[REQUIREMENT]
Give every line again exactly as it appears, please, but not the pictures.

——————

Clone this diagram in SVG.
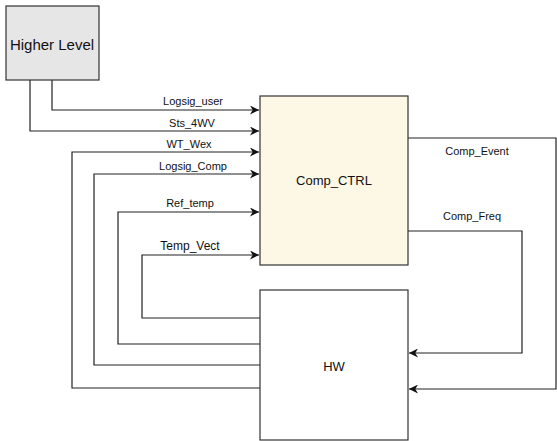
<svg xmlns="http://www.w3.org/2000/svg" width="557" height="441" viewBox="0 0 557 441">
<style>
.box{stroke:#333;stroke-width:1.2}
.w{fill:none;stroke:#222;stroke-width:1.2}
.lbl{font-family:"Liberation Sans",Arial,sans-serif;font-size:11px;fill:#111;text-anchor:middle}
.big{font-family:"Liberation Sans",Arial,sans-serif;font-size:13px;fill:#111;text-anchor:middle}
</style>
<defs>
<marker id="ah" viewBox="0 0 10 10" refX="10" refY="5" markerWidth="9" markerHeight="9" markerUnits="userSpaceOnUse" orient="auto">
<path d="M0,0 L10,5 L0,10 L3,5 Z" fill="#111"/>
</marker>
</defs>
<rect width="557" height="441" fill="#fff"/>
<g id="connectors">
<polyline class="w" points="52,80 52,110 259,110" marker-end="url(#ah)"/>
<polyline class="w" points="30,80 30,131 259,131" marker-end="url(#ah)"/>
<polyline class="w" points="260,388 72,388 72,152 259,152" marker-end="url(#ah)"/>
<polyline class="w" points="260,365 94,365 94,174 259,174" marker-end="url(#ah)"/>
<polyline class="w" points="260,344 118,344 118,212 259,212" marker-end="url(#ah)"/>
<polyline class="w" points="260,318 142,318 142,255 259,255" marker-end="url(#ah)"/>
<polyline class="w" points="408,138 556,138 556,389 409,389" marker-end="url(#ah)"/>
<polyline class="w" points="408,231 522,231 522,353 409,353" marker-end="url(#ah)"/>
<text class="lbl" x="193" y="105">Logsig_user</text>
<text class="lbl" x="192" y="127">Sts_4WV</text>
<text class="lbl" x="189" y="148">WT_Wex</text>
<text class="lbl" x="193" y="170">Logsig_Comp</text>
<text class="lbl" x="190" y="207">Ref_temp</text>
<text class="lbl" x="190" y="250" style="font-size:12px">Temp_Vect</text>
<text class="lbl" x="477" y="155">Comp_Event</text>
<text class="lbl" x="472" y="220">Comp_Freq</text>
</g>
<g id="higher-level">
<rect class="box" x="6" y="6" width="93" height="74" fill="#e6e6e6"/>
<text x="52" y="50" font-family="'Liberation Sans',Arial,sans-serif" font-size="15" fill="#111" text-anchor="middle">Higher Level</text>
</g>
<g id="comp-ctrl">
<rect class="box" x="260" y="96" width="148" height="169" fill="#fdf8e6"/>
<text class="big" x="334" y="185">Comp_CTRL</text>
</g>
<g id="hw">
<rect class="box" x="260" y="290" width="148" height="150" fill="#fff"/>
<text class="big" x="334" y="371">HW</text>
</g>
</svg>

——————

[WRITTEN SOLUTION]
Clone this diagram in SVG.
<svg xmlns="http://www.w3.org/2000/svg" width="557" height="441" viewBox="0 0 557 441">
<style>
.box{stroke:#333;stroke-width:1.2}
.w{fill:none;stroke:#222;stroke-width:1.2}
.lbl{font-family:"Liberation Sans",Arial,sans-serif;font-size:11px;fill:#111;text-anchor:middle}
.big{font-family:"Liberation Sans",Arial,sans-serif;font-size:13px;fill:#111;text-anchor:middle}
</style>
<defs>
<marker id="ah" viewBox="0 0 10 10" refX="10" refY="5" markerWidth="9" markerHeight="9" markerUnits="userSpaceOnUse" orient="auto">
<path d="M0,0 L10,5 L0,10 L3,5 Z" fill="#111"/>
</marker>
</defs>
<rect width="557" height="441" fill="#fff"/>
<g id="connectors">
<polyline class="w" points="52,80 52,110 259,110" marker-end="url(#ah)"/>
<polyline class="w" points="30,80 30,131 259,131" marker-end="url(#ah)"/>
<polyline class="w" points="260,388 72,388 72,152 259,152" marker-end="url(#ah)"/>
<polyline class="w" points="260,365 94,365 94,174 259,174" marker-end="url(#ah)"/>
<polyline class="w" points="260,344 118,344 118,212 259,212" marker-end="url(#ah)"/>
<polyline class="w" points="260,318 142,318 142,255 259,255" marker-end="url(#ah)"/>
<polyline class="w" points="408,138 556,138 556,389 409,389" marker-end="url(#ah)"/>
<polyline class="w" points="408,231 522,231 522,353 409,353" marker-end="url(#ah)"/>
<text class="lbl" x="193" y="105">Logsig_user</text>
<text class="lbl" x="192" y="127">Sts_4WV</text>
<text class="lbl" x="189" y="148">WT_Wex</text>
<text class="lbl" x="193" y="170">Logsig_Comp</text>
<text class="lbl" x="190" y="207">Ref_temp</text>
<text class="lbl" x="190" y="250" style="font-size:12px">Temp_Vect</text>
<text class="lbl" x="477" y="155">Comp_Event</text>
<text class="lbl" x="472" y="220">Comp_Freq</text>
</g>
<g id="higher-level">
<rect class="box" x="6" y="6" width="93" height="74" fill="#e6e6e6"/>
<text x="52" y="50" font-family="'Liberation Sans',Arial,sans-serif" font-size="15" fill="#111" text-anchor="middle">Higher Level</text>
</g>
<g id="comp-ctrl">
<rect class="box" x="260" y="96" width="148" height="169" fill="#fdf8e6"/>
<text class="big" x="334" y="185">Comp_CTRL</text>
</g>
<g id="hw">
<rect class="box" x="260" y="290" width="148" height="150" fill="#fff"/>
<text class="big" x="334" y="371">HW</text>
</g>
</svg>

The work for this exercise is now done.